Выбрать главу

Очень важно не упускать из виду то обстоятельство, что высшая разумность красоты нисколько не мешает этим стоикам находить красоту в любых предметах и что этим, несомненно, ослабляется исходный моралистический ригоризм стоицизма. Эпиктет, например, в очень смелой форме высказывает такую мысль:

«Скажи мне, – обратился он [т.е. Эпиктет] к тому, – не считаешь ли ты, что и среди собак некоторые прекрасные, и среди лошадей, и так – среди каждого вида остальных живых существ? Считаю, – сказал тот. – Значит и среди людей одни – прекрасные, а другие – безобразные? Как же иначе? – Ну, а по одному и тому же ли основанию называем мы прекрасными в своем роде особей всех видов или среди каждого вида – по особому? Тебе это будет видно вот как. Поскольку мы видим, что собака по природе создана для одной цели, лошадь – для другой, соловей – для какой-то иной, то не было бы нелепым заявить вообще, что каждая особь именно тогда прекрасна, когда она обладает самым лучшим соответственно своей природе, а поскольку природа каждого вида различна, то по-различному, мне кажется, прекрасны особи каждого из них. Не так ли? – Тот согласился. – Так именно то, что делает собаку прекрасной, не делает ли это лошадь безобразной, а именно то, что делает лошадь прекрасной, не делает ли это собаку безобразной, поскольку их природа различна?» (III 1, 1 – 4).

Таким образом, эстетика Эпиктета оказывается достаточно живой и разнообразной. А поскольку понятие красоты связывается здесь с принципом совершенного осуществления цели, для чего само понятие цели должно обладать достаточно идеальным характером, то не будет ошибкой сказать, что эстетика Эпиктета в значительной мере является тем самым, что мы раньше называли стоическим платонизмом. Но, конечно, само собой разумеется, что этот стоический платонизм строится у Эпиктета иначе, чем это было раньше, и он тоже в сильнейшей степени связан с тогдашней культурно-исторической обстановкой.

Эпиктет, конечно, прежде всего стоический платоник, как и все поздние стоики. Однако нельзя не заметить, что стоический платонизм сильно прогрессирует в I – II вв. н.э. в направлении внутреннего беспокойства, постоянной духовной озабоченности, страха и ужаса перед хаосом жизни и небывалой напряженности внутреннего самочувствия. Эстетическая область имела для стоиков начального периода столь большое значение, что они прямо говорили об ее самодовлении и умели весьма виртуозно объединять с ней свой основной моральный ригоризм. Нельзя сказать, что у Эпиктета эстетическая область совсем отошла на задний план. Наоборот, ввиду какого-то истерического чувства своего ничтожества такой стоик фактически оказывается еще более заинтересованным в тех эстетических радостях, которые могла бы ему дать жизнь в случае ее правильного устроения. Но вот, оказывается, и вся окружающая жизнь и сама человеческая душа слишком ничтожны, слишком снижены в своей моральной значимости, слишком далеки от настоящей красоты. Поэтому эстетика у Эпиктета не то чтобы отрицается целиком, а является скорее предметом весьма томительного, капризного и настойчивого, весьма мучительного и нервозного стремления.

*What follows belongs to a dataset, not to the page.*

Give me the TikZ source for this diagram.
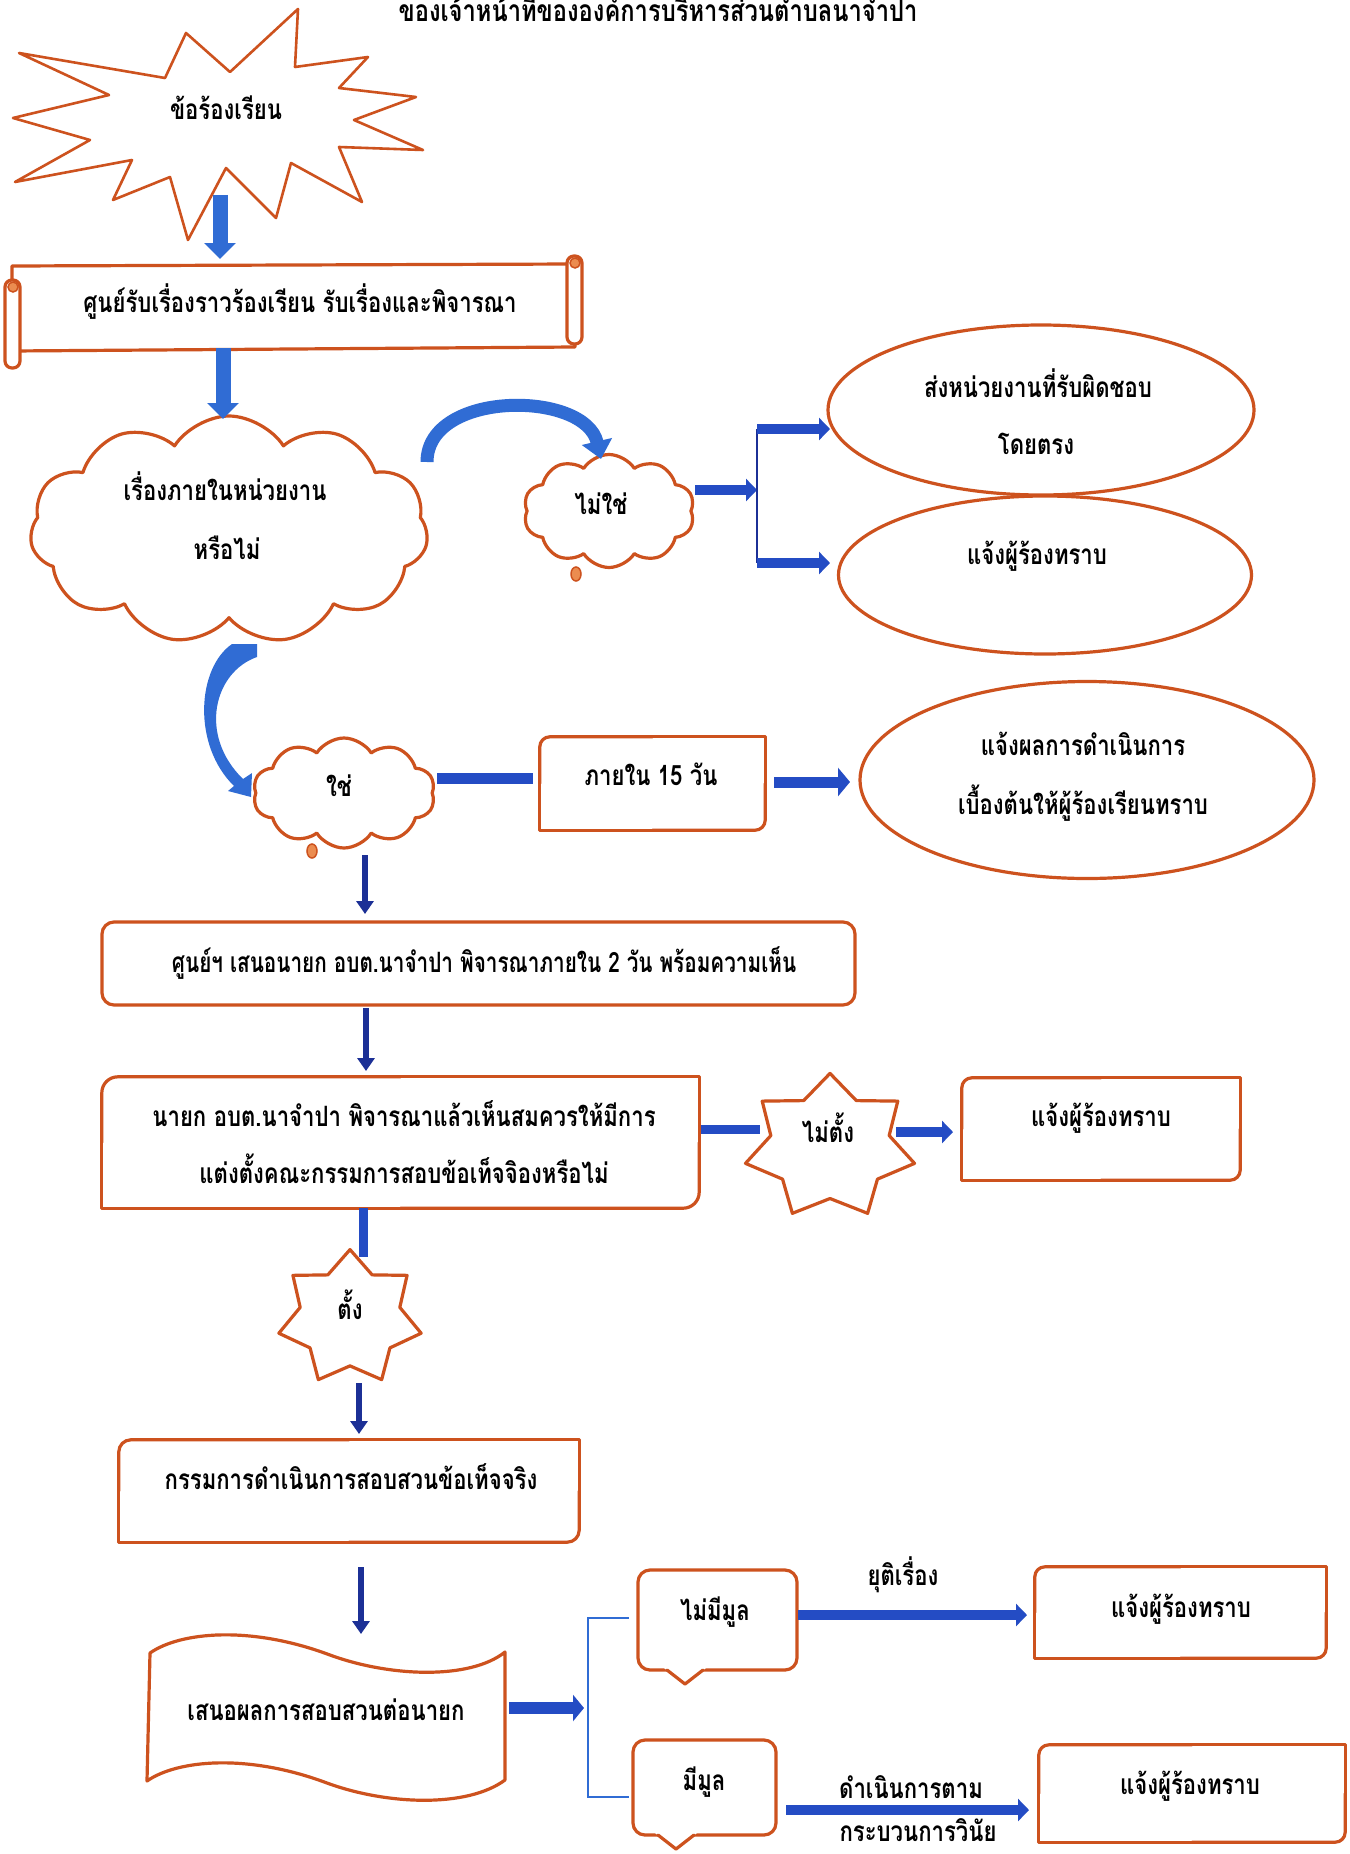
\documentclass[tikz,border=0pt]{standalone}
\usepackage{fontspec}
\setmainfont[Script=Thai,FakeStretch=0.79]{Loma}
\newfontfamily\thaiN[Script=Thai,FakeStretch=0.74]{Loma}
\usetikzlibrary{shapes.symbols,shapes.geometric,arrows.meta,calc}
\definecolor{ored}{RGB}{205,82,30}
\definecolor{lblue}{RGB}{48,108,212}
\definecolor{ablue}{RGB}{36,76,196}
\definecolor{dblue}{RGB}{28,48,150}
\definecolor{bubble}{RGB}{235,140,80}
\tikzset{
 outl/.style={draw=ored, line width=3.2pt, line join=round, line cap=round},
 txt/.style={font=\bfseries\fontsize{28pt}{32pt}\selectfont, inner sep=0pt, text height=14pt, text depth=0pt},
 barrowl/.style={lblue, line width=15pt, -{Triangle[width=31pt,length=16pt]}},
 barrow/.style={ablue, line width=10pt, -{Triangle[width=22pt,length=11pt]}},
 tarrow/.style={dblue, line width=6pt, -{Triangle[width=17pt,length=13pt]}},
 bar/.style={ablue, line width=10pt},
 thinl/.style={dblue, line width=2.5pt},
 cloudbox/.style={cloud, cloud ignores aspect, outl, fill=white, inner sep=0pt},
 boxn/.style={inner sep=0pt},
}
\newcommand\rdiag[2]{%
  \draw[outl,rounded corners=#2] (#1.west) -- (#1.north west) -- (#1.north);
  \draw[outl] (#1.north) -- (#1.north east) -- (#1.east);
  \draw[outl,rounded corners=#2] (#1.east) -- (#1.south east) -- (#1.south);
  \draw[outl] (#1.south) -- (#1.south west) -- (#1.west);}
\newcommand\sevenstar[4]{%
  \begin{scope}[shift={(#1,#2)},xscale=#3,yscale=-#4]
  \draw[outl,fill=white] (90:1) \foreach \i in {1,...,13}{ -- ({90+\i*360/14}:{ifthenelse(mod(\i,2)==0,1,0.7)})} -- cycle;
  \end{scope}}
\begin{document}
\begin{tikzpicture}[x=1pt,y=-1pt]
\useasboundingbox (0,0) rectangle (1349,1854);
\fill[white] (0,0) rectangle (1349,1854);

% title
\node[txt, font=\bfseries\fontsize{30pt}{34pt}\selectfont] (title) at (658,15) {ของเจ้าหน้าที่ขององค์การบริหารส่วนตำบลนาจำปา};

% explosion
\draw[outl, line width=2.6pt, fill=white] (298,9) -- (295,67) -- (368,57) -- (339,88) -- (416,97) -- (354,120) -- (423,150) -- (339,147) -- (362,202) -- (291,163) -- (276,218) -- (226,168) -- (188,240) -- (170,177) -- (113,200) -- (132,160) -- (15,182) -- (90,140) -- (13,118) -- (109,95) -- (19,53) -- (165,78) -- (186,33) -- (230,72) -- cycle;
\node[txt] (s1) at (226,113) {ข้อร้องเรียน};

% scroll
\draw[outl, fill=white] (12,266) -- (575,264) -- (575,347) -- (12,351) -- cycle;
\draw[outl, fill=white, rounded corners=7pt] (567,256) rectangle (582,344);
\draw[outl, fill=white, rounded corners=7pt] (5,280) rectangle (20,368);
\draw[ored, line width=1.5pt, fill=bubble] (575,263) circle[radius=5];
\draw[ored, line width=1.5pt, fill=bubble] (13,287) circle[radius=5];
\node[txt] (scroll) at (300,305) {ศูนย์รับเรื่องราวร้องเรียน รับเรื่องและพิจารณา};

% clouds
\node[cloudbox, cloud puffs=11, cloud puff arc=115, minimum width=398pt, minimum height=228pt] (c1) at (229,530) {};
\node[txt] (c1a) at (225,493) {เรื่องภายในหน่วยงาน};
\node[txt] (c1b) at (227,552) {หรือไม่};

\node[cloudbox, cloud puffs=10, cloud puff arc=115, minimum width=171pt, minimum height=113pt] (c2) at (609,511) {};
\draw[ored, line width=1.5pt, fill=bubble] (576,574) ellipse[x radius=5, y radius=7];
\node[txt] (c2t) at (601,507) {ไม่ใช่};

\node[cloudbox, cloud puffs=10, cloud puff arc=115, minimum width=182pt, minimum height=110pt] (c3) at (344,793) {};
\draw[ored, line width=1.5pt, fill=bubble] (312,851) ellipse[x radius=5, y radius=7];
\node[txt] (c3t) at (339,789) {ใช่};

% ellipses
\node[ellipse, outl, minimum width=426pt, minimum height=170pt] (e1) at (1041,410) {};
\node[txt] (e1a) at (1038,390) {ส่งหน่วยงานที่รับผิดชอบ};
\node[txt] (e1b) at (1036,447) {โดยตรง};
\node[ellipse, outl, minimum width=413pt, minimum height=158pt] (e2) at (1045,575) {};
\node[txt] (e2t) at (1037,557) {แจ้งผู้ร้องทราบ};
\node[ellipse, outl, minimum width=454pt, minimum height=197pt] (e3) at (1087,780) {};
\node[txt] (e3a) at (1083,748) {แจ้งผลการดำเนินการ};
\node[txt] (e3b) at (1083,807) {เบื้องต้นให้ผู้ร้องเรียนทราบ};

% boxes
\node[boxn, minimum width=225pt, minimum height=93pt] (b0) at (652.5,783.5) {};
\rdiag{b0}{10pt}
\node[txt] (b0t) at (651,778) {ภายใน 15 วัน};

\node[boxn, outl, rounded corners=12pt, minimum width=753pt, minimum height=83pt] (b1) at (478.5,963.5) {};
\node[txt, font=\thaiN\bfseries\fontsize{28pt}{32pt}\selectfont] (b1t) at (484,965) {ศูนย์ฯ เสนอนายก อบต.นาจำปา พิจารณาภายใน 2 วัน พร้อมความเห็น};

\node[boxn, minimum width=597pt, minimum height=131pt] (b2) at (400.5,1142.5) {};
\rdiag{b2}{16pt}
\node[txt] (b2a) at (404,1119) {นายก อบต.นาจำปา พิจารณาแล้วเห็นสมควรให้มีการ};
\node[txt] (b2b) at (404,1176) {แต่งตั้งคณะกรรมการสอบข้อเท็จจิองหรือไม่};

\node[boxn, minimum width=278pt, minimum height=102pt] (b3) at (1101,1129) {};
\rdiag{b3}{10pt}
\node[txt] (b3t) at (1101,1119) {แจ้งผู้ร้องทราบ};

\node[boxn, minimum width=460pt, minimum height=102pt] (b4) at (349,1491) {};
\rdiag{b4}{12pt}
\node[txt] (b4t) at (351,1482) {กรรมการดำเนินการสอบสวนข้อเท็จจริง};

\node[boxn, minimum width=291pt, minimum height=91pt] (b5) at (1180.5,1612.5) {};
\rdiag{b5}{10pt}
\node[txt] (b5t) at (1181,1610) {แจ้งผู้ร้องทราบ};

\node[boxn, minimum width=306pt, minimum height=97pt] (b6) at (1192,1793.5) {};
\rdiag{b6}{10pt}
\node[txt] (b6t) at (1190,1787) {แจ้งผู้ร้องทราบ};

% stars
\sevenstar{830}{1147}{86.7}{73.6}
\node[txt] (st1) at (828,1135) {ไม่ตั้ง};
\sevenstar{350}{1318}{73}{68.4}
\node[txt] (st2) at (350,1312) {ตั้ง};

% wave
\draw[outl, fill=white] (150,1653) .. controls (180,1632) and (250,1625) .. (330,1655) .. controls (390,1677) and (470,1680) .. (505,1652) -- (505,1780) .. controls (467,1808) and (387,1805) .. (327,1783) .. controls (247,1753) and (177,1760) .. (147,1781) -- cycle;
\node[txt] (w) at (326,1713) {เสนอผลการสอบสวนต่อนายก};

% callouts
\node[boxn, outl, rounded corners=12pt, minimum width=159pt, minimum height=100pt] (k1) at (717.5,1620) {};
\fill[white] (664,1668) -- (706,1668) -- (685,1685) -- cycle;
\draw[outl] (667,1670) -- (685,1684) -- (703,1670);
\node[txt] (k1t) at (715,1613) {ไม่มีมูล};
\node[boxn, outl, rounded corners=12pt, minimum width=143pt, minimum height=95pt] (k2) at (704.5,1787.5) {};
\fill[white] (655,1833) -- (697,1833) -- (676,1850) -- cycle;
\draw[outl] (658,1835) -- (676,1849) -- (694,1835);
\node[txt] (k2t) at (704,1783) {มีมูล};

% labels
\node[txt] (l1) at (903,1578) {ยุติเรื่อง};
\node[txt] (l2) at (911,1791) {ดำเนินการตาม};
\node[txt] (l3) at (918,1834) {กระบวนการวินัย};

% connector coordinates
\coordinate (a1s) at (220,195); \coordinate (a1e) at (220,259);
\coordinate (a2s) at (223,348); \coordinate (a2e) at (223,419);
\coordinate (a3s) at (427,462); \coordinate (a3e) at (601,459);
\coordinate (a4s) at (695,490); \coordinate (br1) at (757,490);
\coordinate (br1t) at (757,429); \coordinate (br1b) at (757,563);
\coordinate (a5e) at (830,429); \coordinate (a6e) at (830,563);
\coordinate (bar1s) at (437,778); \coordinate (bar1e) at (533,778);
\coordinate (a8s) at (774,782); \coordinate (a8e) at (850,782);
\coordinate (a9s) at (365,855); \coordinate (a9e) at (365,914);
\coordinate (a10s) at (366,1008); \coordinate (a10e) at (366,1071);
\coordinate (bar2s) at (701,1129); \coordinate (bar2e) at (760,1129);
\coordinate (a11s) at (896,1132); \coordinate (a11e) at (953,1132);
\coordinate (bar3s) at (363,1208); \coordinate (bar3e) at (363,1257);
\coordinate (a12s) at (359,1383); \coordinate (a12e) at (359,1434);
\coordinate (a13s) at (361,1567); \coordinate (a13e) at (361,1634);
\coordinate (a14s) at (509,1708); \coordinate (a14e) at (584,1708);
\coordinate (br2t) at (629,1618); \coordinate (br2b) at (629,1797);
\coordinate (a15s) at (798,1615); \coordinate (a15e) at (1027,1615);
\coordinate (a16s) at (786,1810); \coordinate (a16e) at (1029,1810);

% connectors
\draw[barrowl] (a1s) -- (a1e);
\draw[barrowl] (a2s) -- (a2e);
\draw[lblue, line width=13pt, -{Triangle[width=30pt,length=18pt]}] (a3s) .. controls (427,390) and (585,390) .. (a3e);
\draw[barrow] (a4s) -- (br1);
\draw[thinl] (br1t) -- (br1b);
\draw[barrow] (br1t) -- (a5e);
\draw[barrow] (br1b) -- (a6e);
\fill[lblue] (232,644) -- (257,644) -- (257,657) .. controls (214,672) and (198,735) .. (243,779) -- (252,773) -- (251,797) -- (228,791) -- (234,786) .. controls (192,745) and (197,668) .. (232,644) -- cycle;
\draw[bar, line width=11pt] (bar1s) -- (bar1e);
\draw[barrow, line width=11pt, -{Triangle[width=28pt,length=12pt]}] (a8s) -- (a8e);
\draw[tarrow] (a9s) -- (a9e);
\draw[tarrow] (a10s) -- (a10e);
\draw[bar, line width=9pt] (bar2s) -- (bar2e);
\draw[barrow] (a11s) -- (a11e);
\draw[bar, line width=9pt] (bar3s) -- (bar3e);
\draw[tarrow] (a12s) -- (a12e);
\draw[tarrow] (a13s) -- (a13e);
\draw[barrow, line width=12pt, -{Triangle[width=26pt,length=11pt]}] (a14s) -- (a14e);
\draw[thinl, lblue] (br2t) -- (588,1618) -- (588,1797) -- (br2b);
\draw[barrow] (a15s) -- (a15e);
\draw[barrow] (a16s) -- (a16e);
\end{tikzpicture}
\end{document}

Очень ошибается тот историк эстетики, который найдет у Эпиктета только отсутствие эстетики. Наоборот, она присутствует здесь гораздо более интенсивно, чем у древних стоиков, но в виде какой-то мучительной недосягаемости, присутствует весьма интенсивно, хотя в то же самое время и отрицательно.

2. Марк Аврелий

Величайшим почитателем и поклонником Эпиктета был Марк Аврелий, последний значительный римский стоик, философия которого может рассматриваться как последнее завершение античного стоицизма и одновременно его полный внутренний распад.

Марк Аврелий еще в большей мере, чем Эпиктет и все предшествующие стоики, занимается исключительно этическими проблемами и очень далек от всякой логики, физики и диалектики. Ведь задача заключается не в исследовании земных и подземных глубин, но в общении с внутренним демоном и честном служении ему (II 13).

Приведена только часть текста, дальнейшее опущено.